The President noted the relief from the $1.9 trillion American Rescue Plan, passed in March, would be making its way through the economy. The package includes support for child care, aid for state and local governments, and assistance to small businesses, as well as the supplementary unemployment benefits.
ORIGINAL ENTRY, MAY 9: Republican governors across the US are beginning to slash unemployment benefits, despite the economic damage of the Coronavirus pandemic.
The GOP leaders are aiming at the supplementary $300 weekly benefits authorized by the Federal Government since last year. On Friday, Arkansas joined Montana and South Carolina in the reductions. Indiana and Arizona have signalled they will follow.
Some states have tightened eligibility requirements. Arizona Gov. Doug Ducey signed a measure requiring any recipient to show he/she is seeking a job. Florida Gov. Ron DeSantis said he will approve a similar restriction.

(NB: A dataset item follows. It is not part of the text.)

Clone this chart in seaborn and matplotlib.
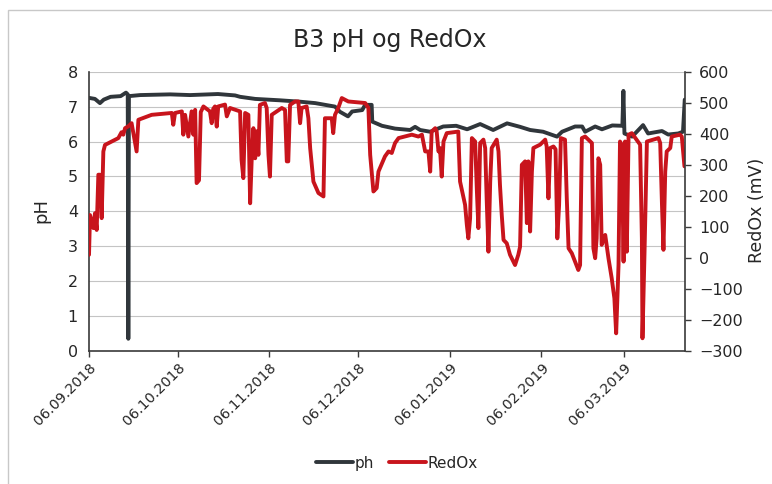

Republican legislators in Washington tried to block unemployment assistance in the $1.9 trillion American Rescue Plan of the Biden Administration, but the package passed 50-49 in the Senate — with not a single GOP vote in favor — and 220-211 in the House in March.
On Friday, the Department of Labor announced an addition of 266,000 jobs in April, lower than the projections of economists.
Business groups, including the US Chamber of Commerce, are calling for cancellation of the ARP’s benefits before they are scheduled to end in early September.
But Democrats, economic experts, and activists note that — contrary to the arguments of Republican governors — many people cannot return to work without affordable child care and that families are suffering from deprivation. Some Republican-led states have ended involvement in pandemic relief programs assisting those in the gig economy.
President Joe Biden rejected the GOP arguments that job growth has been slowed because people are tied to unemployment benefits. He told reporters on Friday, “No, nothing measurable.”
Rebecca Dixon, executive director of the National Employment Law Project, summarized, “[Republican leaders] are misguided in their thinking about why people aren’t returning to work. There are all of these ways our care infrastructure is not backup.”
The Biden Administration has proposed the $3 trillion American Jobs Plan for infrastructure and a green economy and the $1.8 trillion American Families Plan, projected to reduce child poverty by half and benefit 65 million Americans. But Congressional Republicans, including Senate GOP leader Mitch McConnell, have vowed to block the packages.